— START OF Given information —

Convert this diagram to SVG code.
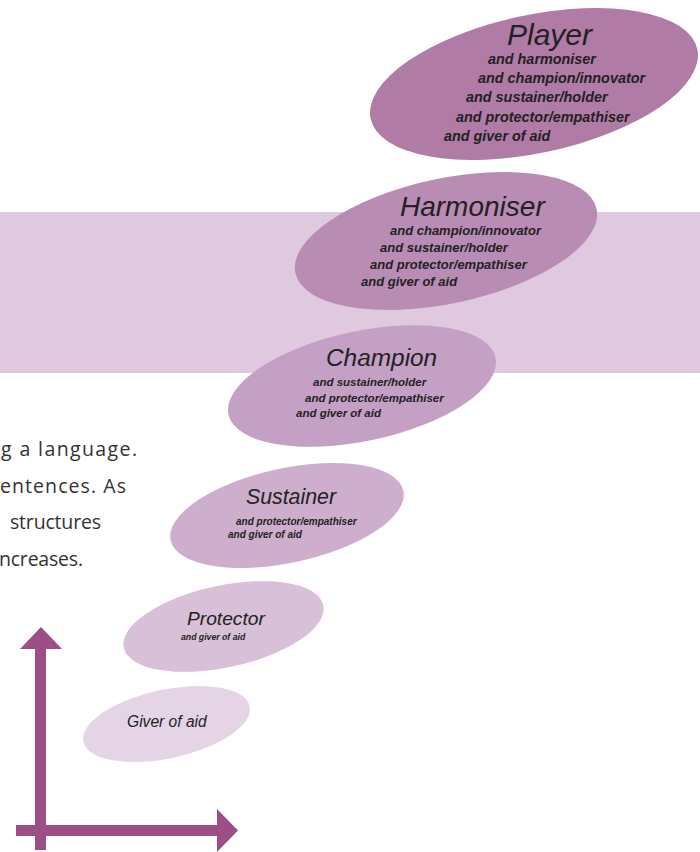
<svg xmlns="http://www.w3.org/2000/svg" width="700" height="852" viewBox="0 0 700 852">
<style>
.t{font-family:"Liberation Sans",Arial,sans-serif;font-style:italic;fill:#222}
.s{font-family:"Liberation Sans",Arial,sans-serif;font-style:italic;font-weight:bold;fill:#222}
.p{font-family:"Open Sans","Liberation Sans",sans-serif;font-size:19.5px;fill:#333}
.ax{fill:#9b4f86}
</style>
<rect id="band" x="0" y="212" width="700" height="161" fill="#dfc9de"/>
<g id="paragraph">
<text class="p" x="1" y="456" textLength="136" lengthAdjust="spacing">g a language.</text>
<text class="p" x="0" y="493" textLength="126" lengthAdjust="spacing">entences. As</text>
<text class="p" x="10" y="529" textLength="91" lengthAdjust="spacing">structures</text>
<text class="p" x="-1" y="566" textLength="84" lengthAdjust="spacing">ncreases.</text>
</g>
<g id="player">
<ellipse cx="534" cy="84" rx="167" ry="69" transform="rotate(-12 534 84)" fill="#b07ba5"/>
<text class="t" x="507" y="45" font-size="30">Player</text>
<text class="s" font-size="14.4"><tspan x="488" y="64">and harmoniser</tspan><tspan x="478" y="83">and champion/innovator</tspan><tspan x="466" y="102">and sustainer/holder</tspan><tspan x="456" y="122">and protector/empathiser</tspan><tspan x="444" y="141">and giver of aid</tspan></text>
</g>
<g id="harmoniser">
<ellipse cx="446" cy="241" rx="154" ry="62.5" transform="rotate(-12 446 241)" fill="#b98cb4"/>
<text class="t" x="400" y="216" font-size="28">Harmoniser</text>
<text class="s" font-size="13"><tspan x="390" y="235">and champion/innovator</tspan><tspan x="380" y="252">and sustainer/holder</tspan><tspan x="370" y="269">and protector/empathiser</tspan><tspan x="361" y="286">and giver of aid</tspan></text>
</g>
<g id="champion">
<ellipse cx="362" cy="386" rx="136.5" ry="55" transform="rotate(-12 362 386)" fill="#c4a0c4"/>
<text class="t" x="326" y="366" font-size="24.4">Champion</text>
<text class="s" font-size="11.5"><tspan x="313" y="386">and sustainer/holder</tspan><tspan x="305" y="402">and protector/empathiser</tspan><tspan x="296" y="417">and giver of aid</tspan></text>
</g>
<g id="sustainer">
<ellipse cx="287" cy="515.5" rx="119" ry="47.3" transform="rotate(-12 287 515.5)" fill="#cdaecd"/>
<text class="t" x="246" y="504" font-size="21.3">Sustainer</text>
<text class="s" font-size="10"><tspan x="236" y="525">and protector/empathiser</tspan><tspan x="228" y="538">and giver of aid</tspan></text>
</g>
<g id="protector">
<ellipse cx="223.5" cy="626.5" rx="102" ry="41" transform="rotate(-12 223.5 626.5)" fill="#d8c0d8"/>
<text class="t" x="187" y="625" font-size="19.2">Protector</text>
<text class="s" x="181" y="640" font-size="8.7">and giver of aid</text>
</g>
<g id="giver">
<ellipse cx="166.5" cy="724" rx="85" ry="34.4" transform="rotate(-12 166.5 724)" fill="#e5d4e5"/>
<text class="t" x="127" y="727" font-size="15.6">Giver of aid</text>
</g>
<g id="connectors">
<rect class="ax" x="35" y="646" width="11" height="204"/>
<polygon class="ax" points="20,649 62,649 41,627"/>
<rect class="ax" x="16" y="825" width="203" height="11"/>
<polygon class="ax" points="217,809 217,852 238,830.5"/>
</g>
</svg>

— END OF Given information —

== Task goal ==
Exclude every picture and copy the remaining data exactly.

== Reply to the exercise ==
Convert this diagram to SVG code.
<svg xmlns="http://www.w3.org/2000/svg" width="700" height="852" viewBox="0 0 700 852">
<style>
.t{font-family:"Liberation Sans",Arial,sans-serif;font-style:italic;fill:#222}
.s{font-family:"Liberation Sans",Arial,sans-serif;font-style:italic;font-weight:bold;fill:#222}
.p{font-family:"Open Sans","Liberation Sans",sans-serif;font-size:19.5px;fill:#333}
.ax{fill:#9b4f86}
</style>
<rect id="band" x="0" y="212" width="700" height="161" fill="#dfc9de"/>
<g id="paragraph">
<text class="p" x="1" y="456" textLength="136" lengthAdjust="spacing">g a language.</text>
<text class="p" x="0" y="493" textLength="126" lengthAdjust="spacing">entences. As</text>
<text class="p" x="10" y="529" textLength="91" lengthAdjust="spacing">structures</text>
<text class="p" x="-1" y="566" textLength="84" lengthAdjust="spacing">ncreases.</text>
</g>
<g id="player">
<ellipse cx="534" cy="84" rx="167" ry="69" transform="rotate(-12 534 84)" fill="#b07ba5"/>
<text class="t" x="507" y="45" font-size="30">Player</text>
<text class="s" font-size="14.4"><tspan x="488" y="64">and harmoniser</tspan><tspan x="478" y="83">and champion/innovator</tspan><tspan x="466" y="102">and sustainer/holder</tspan><tspan x="456" y="122">and protector/empathiser</tspan><tspan x="444" y="141">and giver of aid</tspan></text>
</g>
<g id="harmoniser">
<ellipse cx="446" cy="241" rx="154" ry="62.5" transform="rotate(-12 446 241)" fill="#b98cb4"/>
<text class="t" x="400" y="216" font-size="28">Harmoniser</text>
<text class="s" font-size="13"><tspan x="390" y="235">and champion/innovator</tspan><tspan x="380" y="252">and sustainer/holder</tspan><tspan x="370" y="269">and protector/empathiser</tspan><tspan x="361" y="286">and giver of aid</tspan></text>
</g>
<g id="champion">
<ellipse cx="362" cy="386" rx="136.5" ry="55" transform="rotate(-12 362 386)" fill="#c4a0c4"/>
<text class="t" x="326" y="366" font-size="24.4">Champion</text>
<text class="s" font-size="11.5"><tspan x="313" y="386">and sustainer/holder</tspan><tspan x="305" y="402">and protector/empathiser</tspan><tspan x="296" y="417">and giver of aid</tspan></text>
</g>
<g id="sustainer">
<ellipse cx="287" cy="515.5" rx="119" ry="47.3" transform="rotate(-12 287 515.5)" fill="#cdaecd"/>
<text class="t" x="246" y="504" font-size="21.3">Sustainer</text>
<text class="s" font-size="10"><tspan x="236" y="525">and protector/empathiser</tspan><tspan x="228" y="538">and giver of aid</tspan></text>
</g>
<g id="protector">
<ellipse cx="223.5" cy="626.5" rx="102" ry="41" transform="rotate(-12 223.5 626.5)" fill="#d8c0d8"/>
<text class="t" x="187" y="625" font-size="19.2">Protector</text>
<text class="s" x="181" y="640" font-size="8.7">and giver of aid</text>
</g>
<g id="giver">
<ellipse cx="166.5" cy="724" rx="85" ry="34.4" transform="rotate(-12 166.5 724)" fill="#e5d4e5"/>
<text class="t" x="127" y="727" font-size="15.6">Giver of aid</text>
</g>
<g id="connectors">
<rect class="ax" x="35" y="646" width="11" height="204"/>
<polygon class="ax" points="20,649 62,649 41,627"/>
<rect class="ax" x="16" y="825" width="203" height="11"/>
<polygon class="ax" points="217,809 217,852 238,830.5"/>
</g>
</svg>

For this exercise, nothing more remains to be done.